Immaginiamo che al posto di quel poliziotto fossi stato io, cristiano cattolico, perfettamente al corrente delle sconcezze, delle bestemmie e delle volgarità contro la Madonna, Cristo e la mia religione, spesso senza un briciolo di intelligenza o di vero humor, che erano il pane quotidiano di quei giornalisti "illuminati". Non avrei difeso il loro diritto di bestemmiare, da cristiano li avrei difesi semplicemente perché erano esseri umani, creature come me, in cui Dio spera fino all'ultimo istante della vita come mi auguro speri nella mia.

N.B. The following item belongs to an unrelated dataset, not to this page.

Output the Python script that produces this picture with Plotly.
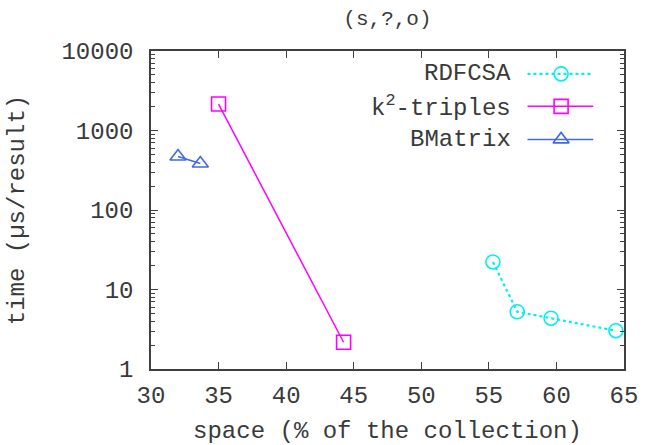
import plotly.graph_objects as go

# ---- data ----
rdfcsa_x = [55.3, 57.1, 59.6, 64.4]
rdfcsa_y = [22.2, 5.25, 4.35, 3.03]
k2_x = [35.0, 44.25]
k2_y = [2150, 2.17]
bm_x = [32.0, 33.65]
bm_y = [470, 385]

names = ["RDFCSA", "k<sup>2</sup>-triples", "BMatrix"]
colors = ["#00f0f0", "#ff00ff", "#4169e1"]
symbols = ["circle-open", "square-open", "triangle-up-open"]
dashes = ["dot", "solid", "solid"]
widths = [2.2, 1.5, 1.5]

x_ticks = [30, 35, 40, 45, 50, 55, 60, 65]
y_ticks = [1, 10, 100, 1000, 10000]
y_tick_text = ["1", "10", "100", "1000", "10000"]

FONT = "Liberation Mono, Courier New, monospace"
AX = "#404040"
TXT = "#3a3a3a"
FS = 24

fig = go.Figure()
series = [(rdfcsa_x, rdfcsa_y), (k2_x, k2_y), (bm_x, bm_y)]
for (xs, ys), c, s, d, w in zip(series, colors, symbols, dashes, widths):
    fig.add_trace(go.Scatter(
        x=xs, y=ys, mode="lines+markers",
        line=dict(color=c, width=w, dash=d),
        marker=dict(symbol=s, size=14, color=c, line=dict(color=c, width=1.6)),
        showlegend=False))

# gnuplot-style key (text left, sample right), drawn on a hidden overlay axis
key_rows = [0.928, 0.826, 0.722]
for nm, c, s, d, w, ry in zip(names, colors, symbols, dashes, widths, key_rows):
    fig.add_trace(go.Scatter(
        x=[0.796, 0.867, 0.935], y=[ry, ry, ry], xaxis="x2", yaxis="y2",
        mode="lines", line=dict(color=c, width=w, dash=d), showlegend=False,
        hoverinfo="skip"))
    fig.add_trace(go.Scatter(
        x=[0.867], y=[ry], xaxis="x2", yaxis="y2", mode="markers",
        marker=dict(symbol=s, size=14, color=c, line=dict(color=c, width=1.6)),
        showlegend=False, hoverinfo="skip"))
    fig.add_annotation(x=0.765, y=ry, xref="paper", yref="paper", text=nm,
                       showarrow=False, xanchor="right", yanchor="middle",
                       font=dict(family=FONT, size=FS, color=TXT))

minor_y = [m * 10 ** e for e in range(0, 4) for m in range(2, 10)]

fig.update_layout(
    width=649, height=445,
    margin=dict(l=151, r=25, t=51, b=76),
    paper_bgcolor="white", plot_bgcolor="white",
    font=dict(family=FONT, size=FS, color=TXT),
    title=dict(text="(s,?,o)", x=0.597, xanchor="center", y=0.96, yanchor="middle",
               font=dict(family=FONT, size=21, color=TXT)),
    xaxis=dict(range=[30, 65], tickvals=x_ticks, ticks="inside", ticklen=7,
               tickcolor=AX, tickwidth=1, showline=True, linecolor=AX, linewidth=1.5,
               mirror="allticks", showgrid=False, zeroline=False, ticklabelstandoff=3,
               automargin=False,
               tickfont=dict(family=FONT, size=FS, color=TXT),
               title=dict(text="space (% of the collection)", standoff=15,
                          font=dict(family=FONT, size=FS, color=TXT))),
    yaxis=dict(type="log", range=[0, 4], tickvals=y_ticks, ticktext=y_tick_text,
               ticks="inside", ticklen=7, tickcolor=AX, tickwidth=1,
               showline=True, linecolor=AX, linewidth=1.5, mirror="allticks",
               showgrid=False, zeroline=False, ticklabelstandoff=11,
               automargin=False,
               minor=dict(tickvals=minor_y, ticks="inside", ticklen=4,
                          tickcolor=AX, showgrid=False),
               tickfont=dict(family=FONT, size=FS, color=TXT),
               title=dict(text="time (µs/result)", standoff=30,
                          font=dict(family=FONT, size=FS, color=TXT))),
    xaxis2=dict(overlaying="x", range=[0, 1], visible=False),
    yaxis2=dict(overlaying="y", range=[0, 1], visible=False),
)

fig.write_html("out.html")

Questo, e non altro, era il motivo per difenderli. Custodire la loro vita, non la loro libertà di bestemmiare. Che tollerare le beffe alla propria fede sia considerato una virtù è il peggior sintomo del relativismo in cui siamo caduti, insulto grave alla memoria di un poliziotto valoroso come Hamed Merabet.

Giovanni Romano

domenica 4 gennaio 2015

Una domanda su "Coraline"

Come mai nel film Coraline sono i cattivi, gli pseudo-genitori coi bottoni al posto degli occhi, quelli che a tavola recitano la preghiera, mentre i buoni (Coraline compresa) usano gli amuleti, leggono il futuro nelle foglie del tè e usano la bacchetta del rabdomante?

Non è questo un modo abbastanza grossolano di attaccare la preghiera (quella cristiana, ça va sans dire), e di diffondere la superstizione?

E questo sarebbe il mondo adulto ed emancipato dal cristianesimo?